Times Backs Gutting of Transit Operations Proposition, Wants Transit Funded by Excise Tax on Gasoline

2_16_10_union.jpgI always thought this picture on Union Station makes it look as though the station is made of gold. Photo: Christopher Chan/Flickr

It’s taken me the better part of a day to figure out how best to write about this Sunday’s Editorial in the Times concerning the Governor’s plan to end the transit subsidy that is part of the gas tax and cut the gas tax.  After spending the bulk of the column attacking the "gimmicks" that created the state transit subsidy and painting transit advocates as disingenuous for decrying the raids on the subsidy; the Times ends with a call for more funding for transit projects.  Regardless of what one thinks of the Times’ coverage of issues, they are the "paper of record" for the second most populous city in America, and largest in the state of California so the influence of its editorial page shouldn’t be discounted.

If you haven’t done so already, take a moment to read the editorial, then click through to my analysis. 

The first time I read this editorial, I was annoyed.  I thought the Times was actually blaming transit advocates for the current problem that has led the Governor to propose permanently ending the state transit subsidy, despite the overwhelming support the subsidy has received at the ballot box in 2002 and 2006.  It even praised Governor Davis for immediately going around the voter’s wishes by declaring an "emergency" the first chance he got and claimed that Schwarzenegger’s plan to eliminate the transit subsidy proposition as a step in the right direction.

But the Times closes with a plea for more transit funding, and even states that the plan being proposed by the Democratic leaders in the legislature because it doesn’t provide a gas tax cut, and instead uses the preserved funding to restore part of the transit subsidy.  How do we balance these competing messages?

The key paragraph is this one:

To understand how they have been played, California drivers have to
better understand what they pay at the pump, and why. Start with the
state excise tax, a flat per-gallon fee of 18 cents, which is
constitutionally required to be used on transportation projects and
maintenance. It’s a type of road user fee, and contrary to assertions
from across the political spectrum, this money cannot be, and has not
been, "raided" or even borrowed for use on non-transportation programs.
Nor has the separate 18.4-cent federal excise tax, which pays for the
federal portion of repair and construction of highways, roads and

In other words, the problem isn’t that the state is subsidizing transit; the problem is that the mechanism that pays for the transit subsidy, and other government projects, is so complicated that voters can’t understand it.  One would think that the answer would be a gas tax that goes directly towards transit, correct?  Not a percent of the current tax, but a simple statement that just says, for example, "ten cents of every dollar spent on gasoline in California should go towards funding transit operations."

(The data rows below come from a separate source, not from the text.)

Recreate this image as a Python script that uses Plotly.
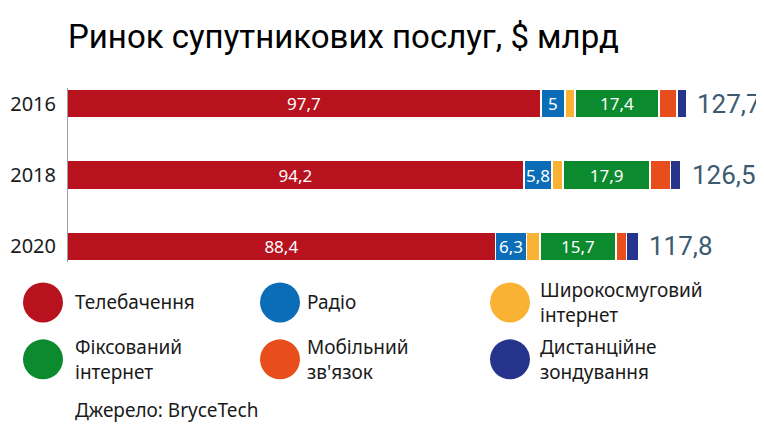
import plotly.graph_objects as go

years = ["2016", "2018", "2020"]
tv = [97.7, 94.2, 88.4]
radio = [5.0, 5.8, 6.3]
broadband = [2.0, 2.3, 2.8]
fixed = [17.4, 17.9, 15.7]
mobile = [3.7, 4.2, 2.2]
remote = [1.9, 2.1, 2.4]
totals = [127.7, 126.5, 117.8]

series = [
    ("Телебачення", tv, "#b8121f", True),
    ("Радіо", radio, "#0b6db7", True),
    ("Широкосмуговий<br>інтернет", broadband, "#f9b233", False),
    ("Фіксований<br>інтернет", fixed, "#0b8a2e", True),
    ("Мобільний<br>зв'язок", mobile, "#e84e1b", False),
    ("Дистанційне<br>зондування", remote, "#27348b", False),
]

# page body has an 8px margin, so shift the whole figure back by it
OFF = 8
W, H = 764, 426
PW, PH = 679, 214.5
L, T = 67 - OFF, 68 - OFF
R, B = W - L - PW, H - T - PH


def px(x):
    return (x - OFF - L) / PW


def py(y):
    return (H - B - (y - OFF)) / PH


def fmt(v):
    return f"{v:g}".replace(".", ",")


fig = go.Figure()
for name, vals, color, labelled in series:
    fig.add_trace(go.Bar(
        y=years, x=vals, orientation="h", name=name,
        marker=dict(color=color, line=dict(color="white", width=1.5)),
        text=[fmt(v) for v in vals] if labelled else None,
        textposition="inside", insidetextanchor="middle", textangle=0,
        textfont=dict(color="white", size=17, family="Noto Sans"),
        constraintext="none", cliponaxis=False,
        hoverinfo="x+name",
    ))

for i, tot in enumerate(totals):
    fig.add_annotation(x=tot, y=i, text=fmt(tot), showarrow=False,
                       xanchor="left", xshift=9,
                       font=dict(size=26, color="#3d5a70", family="Roboto"))

fig.add_shape(type="line", x0=0, x1=0, y0=-0.22, y1=2.22,
              line=dict(color="#a0a0a0", width=2))

fig.add_annotation(xref="paper", yref="paper", x=px(66), y=py(15),
                   xanchor="left", yanchor="top", showarrow=False,
                   text="Ринок супутникових послуг, $ млрд",
                   font=dict(size=33, color="black", family="Roboto"))

# legend
circle_x = [43, 280, 510]
text_x = [73, 305, 538]
rows = [303, 360]
for i, (name, vals, color, labelled) in enumerate(series):
    cx, cy = circle_x[i % 3], rows[i // 3]
    r = 20
    fig.add_shape(type="circle", xref="paper", yref="paper",
                  x0=px(cx - r), x1=px(cx + r), y0=py(cy + r), y1=py(cy - r),
                  fillcolor=color, line=dict(width=0))
    fig.add_annotation(xref="paper", yref="paper", x=px(text_x[i % 3]), y=py(cy),
                       xanchor="left", yanchor="middle", align="left",
                       showarrow=False, text=name,
                       font=dict(size=19, color="#1a1a1a", family="Noto Sans"))

fig.add_annotation(xref="paper", yref="paper", x=px(73), y=py(411),
                   xanchor="left", yanchor="middle", showarrow=False,
                   text="Джерело: BryceTech",
                   font=dict(size=19, color="#1a1a1a", family="Noto Sans"))

fig.update_layout(
    width=W, height=H, barmode="stack", bargap=0.6, showlegend=False,
    plot_bgcolor="white", paper_bgcolor="white",
    margin=dict(l=L, r=R, t=T, b=B),
    separators=", ",
    xaxis=dict(range=[0, 140], visible=False),
    yaxis=dict(type="category", range=[2.5, -0.5], showgrid=False,
               zeroline=False, ticks="", ticklabelstandoff=10, automargin=False,
               tickfont=dict(size=20, color="#1a1a1a", family="Noto Sans")),
)

fig.write_html("out.html")
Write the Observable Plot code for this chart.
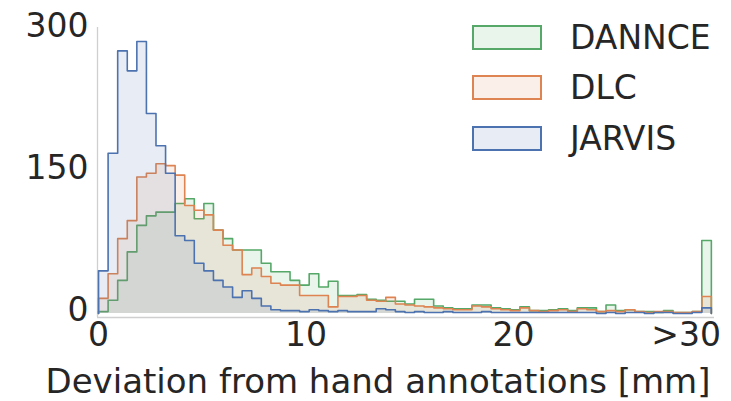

The Times closes with a plea for better transit funding, despite what it views as a political reality that will make it much harder for that to happen, after it spent much of the editorial mocking the claims of transit advocates that the Governor is proposing a raid on transit funds.  While I don’t approve of their style, the substance of such a large paper asking for better transit funding shouldn’t be ignored.

  • If you’ve bothered to pickup a copy of the Times, you’ll notice that half of it is car ads. Once I realized this, so much of what happens at newspapers regarding transportation reporting made a lot of sense. The Times doesn’t exit to make our world a better place – it exists to get suburban eyeballs onto car and real estate ads.

  • ds

    The article is just lambasting the transit advocates for having the gall to complain about their funds being raided, when the truth is that they got those funds in the first place by raiding the general fund.

    They passed prop 42 by stoking voter confusion between the gasoline excise tax (which has always gone to transportation and has never been raided) and the general sales tax that applies to sales of most goods including gasoline, which has until recently always gone to the state general fund.

    The problem with the excise tax is that it’s calculated per gallon, not per dollar like the sales tax, so revenue does not go up with inflation. And with the 2/3 vote requirement, Republicans will be able block any increase in the excise tax for the foreseeable future.

  • I think the Times blew it. They wasted an editorial on an arcane argument and never dealt with the central question of what transportation vision should we embrace and how do we achieve it. Quibbling about funding mechanisms is petty and pointless. And left un-noted is that transit funds alone have been diverted while highway funds are untouched, a gross inequity that our alleged allies in 95814 have turned a blind eye to.

    “In the late 1990s, lawmakers launched a supposedly limited, five-year project to divert sales taxes paid at the gas pump away from the general fund and for use solely on transportation.” This evidently is a reference to the Traffic Congestion Relief Program, which was a capital projects program. And it is misleading to speak of “the end of the diversion period neared” since these projects never received anywhere near the funding promised due to the shifts etc., leaving agencies committed to doing projects without the funding that was promised. That is what the 2006 measure was meant to prevent.


    And given a likely measure on the Nov. ballot on transit funding protection, certainly a dialogue on the topic is long overdue. Yet the Times in its haphazard manner never even mentions the prospective measure. Frankly the Times waves its arms but offer nothing but DOA solutions. I reiterate–this editorial was a waste of space. Thanks for nothing, L.A. Times.